As you configure mirroring, remember that constructing the mirror URL can be tricky especially if you want to use ssh as transport. This is because a typical git cloning string looks like this: git@git.example.com:group/project.git but the mirroring URL for this is: ssh://git@git.example.com/group/project.git. The difference lies between the server, git.example.com, and path. When cloning, the separator is a colon, ‘:’. When mirroring, it’s a slash, ‘/’. Getting the authentication can also be tricky. Mirroring more than a few repositories using SSH can become tricky because gitlabs generates a new ssh key for each repository. This is one place of the few places where I like git+https more than git+ssh.
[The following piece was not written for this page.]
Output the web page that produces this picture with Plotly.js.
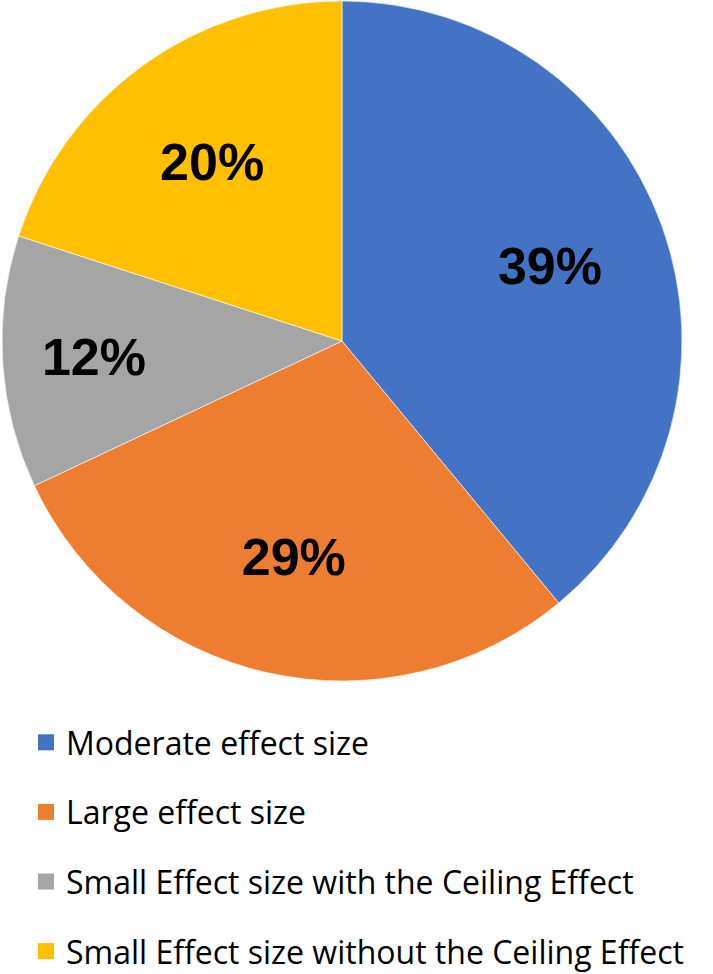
<!DOCTYPE html>
<html>
<head>
<meta charset="utf-8">
<script src="https://cdn.plot.ly/plotly-3.0.1.min.js"></script>
<style>
  html, body { margin: 0; padding: 0; background: #fff; }
  #chart { width: 713px; height: 974px; }
</style>
</head>
<body>
<div id="chart"></div>
<script>
var categories = [
	'Moderate effect size',
	'Large effect size',
	'Small Effect size with the Ceiling Effect',
	'Small Effect size without the Ceiling Effect'
];
var shares = [39, 29, 12, 20];
var colours = ['#4472C4', '#ED7D31', '#A5A5A5', '#FFC000'];

var pieDomain = { x: [2 / 713, 682 / 713], y: [1 - 681 / 974, 1 - 1 / 974] };

var pie = {
	type: 'pie',
	labels: categories,
	values: shares,
	sort: false,
	direction: 'clockwise',
	rotation: 0,
	textinfo: 'none',
	marker: { colors: colours, line: { color: '#ffffff', width: 0.6 } },
	domain: pieDomain,
	showlegend: false,
	hoverinfo: 'label+percent'
};

// transparent ring on top, only to push the percent labels outwards like Excel does
var labelRing = {
	type: 'pie',
	labels: categories,
	values: shares,
	sort: false,
	direction: 'clockwise',
	rotation: 0,
	hole: 0.3,
	textinfo: 'percent',
	textposition: 'inside',
	insidetextorientation: 'horizontal',
	textfont: { family: 'Liberation Sans, Arial, sans-serif', size: 52, color: '#000', weight: 'bold' },
	marker: { colors: ['rgba(0,0,0,0)', 'rgba(0,0,0,0)', 'rgba(0,0,0,0)', 'rgba(0,0,0,0)'], line: { width: 0 } },
	domain: pieDomain,
	showlegend: false,
	hoverinfo: 'skip'
};

// legend-only proxies so the rows can be spaced like the original
var proxies = categories.map(function (name, i) {
	return {
		type: 'scatter',
		mode: 'markers',
		x: [null],
		y: [null],
		name: name,
		legendgroup: 'g' + i,
		marker: { symbol: 'square', size: 16, color: colours[i] },
		hoverinfo: 'skip'
	};
});

var data = [pie, labelRing].concat(proxies);

var layout = {
	width: 713,
	height: 974,
	margin: { l: 0, r: 0, t: 0, b: 0, autoexpand: false },
	paper_bgcolor: '#ffffff',
	plot_bgcolor: '#ffffff',
	xaxis: { visible: false, domain: [0, 0.01] },
	yaxis: { visible: false, domain: [0, 0.01] },
	showlegend: true,
	legend: {
		x: 26 / 713,
		xanchor: 'left',
		y: 1 - 715 / 974,
		yanchor: 'top',
		traceorder: 'grouped',
		tracegroupgap: 25,
		font: { family: 'Open Sans, sans-serif', size: 32, color: '#000' },
		bgcolor: 'rgba(0,0,0,0)'
	}
};

var config = { staticPlot: true };

Plotly.newPlot('chart', data, layout, config);
</script>
</body>
</html>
Finally, git+https is not without its pitfalls. If like me you also have your own CA then you have the additional problem that git doesn’t do a good job configuring curl’s CA. You have two choices here. On the box initiating the transfer, run: git config --global http.sslCAPath my-ca-path to use your CA dir or git config --global http.sslCAInfo my-ca-file.pem to configure your CA file. One advantage of git+https in this configuration is that you can create a single user token for all of your mirroring. My concern with git+ssh here is the proliferation of keys may eventually cause git to fail with a “too many authentication attempts” error. With git+http, you can create one mirroring token for all mirror operations.

Once you’ve setup mirroring, you have a great plan B if the day ever comes that your gitlabs server becomes unavailable. You should have a working gitlabs mirror that you can use in any way that you please. You can even pull backups of the mirror server so you have a redundant, offsite-backup.

On FreeBSD, git can’t find the certificate store

When I was playing with git checkout of modules I discovered that git doesn’t know how to set the certificate store for curl when it tries to retrieves a module via https. In general, I don’t recommend using git with https unless you have to. Using git+ssh obviates away a bucket of authentication issues. In this case, https is the better choice. To tell git where to look for certificates, to verify and https website, I had to add the following to my ~/.gitconfig:

[http]
sslCApath=/etc/ssl/certs

The command that does this is: git config --global http.sslCAPath "/etc/ssl/certs". If your operating system uses a CA file rather than a CA directory this is the setting: git config --global http.sslCAInfo "/etc/ssl/cert.pem". You can also make this work by setting an environment variable for curl in /etc/profile.

Mirroring in Gitlab

I normally strongly prefer git+ssh over git+https. If you are mirroring between two gitlab-ce instances over git+https, you can handle your mirroring with a single authentication token.

Pip + git for development

I’m working on what should be a simple raspberry pi display project and I came up with the need for a set of ad-hoc python modules that were installable from my gitlab server. It was a bit of a journey. Here are the broad steps:

  • Create a gitlabs project for your python module. Since will probably have a few of these, it might be good to make a group for them right now.
  • I think that you can use git+ssh://git@gitlabs.example.com... for this but I chose to use a gitlabs impersonation token for this since ssh isn’t installed everywhere and sometimes the installation needs a bunch of hints in ~/.ssh/config.
  • A standard install will be done with pip as follows pip install git+https://{user}:{password}@git.example.com/example-group/example-project.git. If you created a gitlabs impersonation token about, you can substitute it for password here.

Sometimes I need to edit the installed package that I’m working on. The way to do this is to use the –editable flag to pip. To do that you need to specify some extra information to git when checking out the project. I found that this command line:

pip install --editable git+https://{user}:{token}@gitlabs.example.com/example-group/example-project.git#egg={module_name}

I think that the #egg={module_name} piece provides pip with name of the module as installed. I found the documentation that explains this here: “https://pip.pypa.io/en/stable/topics/vcs-support/”. Assuming that you are doing this in a venv, and it doesn’t make sense not to, you’ll get a new directory called venv/src/{module_name} which has a git checkout of your module so you can edit it to your needs for this particular project.